Put your headphones or earphones on, listen carefully, and take notes. Then, you’ll need to re-record. You might don’t want to re-record the whole thing and just redo parts that simply don’t work. If you do that, make sure you use the same voice, keep the same distance from your mic, and of course, use the same recording settings.
Step #6: Start editing and sound mixing
And this is where the actual magic happens. This is where you start fixing tiny or not-so-tiny mistakes.
Start with your script’s flow. Are you sure that this is how you want your story to unfold? If not, this is the right time for you to rearrange sections and move tracks around. Of course, keep your ears open for mistakes or awkward pauses that you don’t really need and only make your script sound “off.”
Last but not least, there’s one word you should keep in mind when reviewing and editing your final product: Consistency. You have to make sure that your voice sounds the same no matter what take you’re mixing or editing.
Use a compressor, play around with EQ, and keep the same settings across the whole thing.
You’re now ready to export your audio file.
How to Do a Voice Over - Part 3: Putting Everything Together
You have your video — and, hopefully, this is where you were based on to write your script. You also have the audio that you so masterfully created. Now, the only thing missing is to put everything together and complete your voice-over project.
It sounds more challenging than it actually is. All you need is a computer and a video editing tool. And the truth is that all video editing software tools have become more intuitive and easier to use.
Some of the most popular choices among video creators include:
However, if you’re interested in a mobile video editing solution, you can check this article to learn more about the best mobile video editing tools out there.
The only area you need to pay extra attention to is your synchronization. You need to make sure that your video and audio are matched, and everything works perfectly. Syncing audio and video can be tough if you don’t know where to start. But this post has got you covered.
How to Do a Voice Over - Part 4: Make it Comfortable to Listen to
Voiceovers are highly susceptible to audio problems. Even if you've followed this guide to a T, issues can always crop up.

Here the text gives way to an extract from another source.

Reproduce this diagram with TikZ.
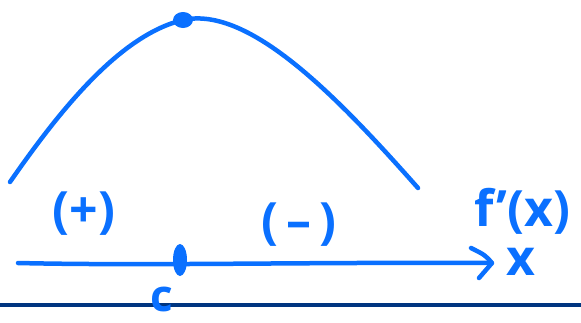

One of the most common is breathing noise. Everyone has to breathe, obviously - but audiences won't stay tuned to your content if it has overly prominent breathing. We recommend using the De-Breath plugin, which automatically detects breaths for you; doing it manually takes way too long. Plugins like this are great, because you can just control the track's breath sound with a single dial.
Remember to be careful when reducing breath noise. Fully eradicating breaths can sound unnatural, so always adjust the dial to get a comfortable sound.
Conclusion: Feedback Makes Perfect Voiceovers
Voice over (much like voice acting) is an artform. So, looking for a hidden formula is not just like looking for a needle in a haystack; it’s simply a waste of time. Sure, you should experiment with different tools and techniques, but, at the end of the day, it just comes down to how you make your audience feel.
People today are not just passive listeners. The rising popularity of podcasts, for example, proves that everyone engages more in audio content. Take a look at forums, Twitter threads, or even review sites, and you will immediately notice that everyone takes voice-over quality into account when they’re talking about movies, documentaries, ads, or video games.
Read those comments. See what other people say and turn their feedback into your perfect guide on how to do a voice over that people will fall in love with.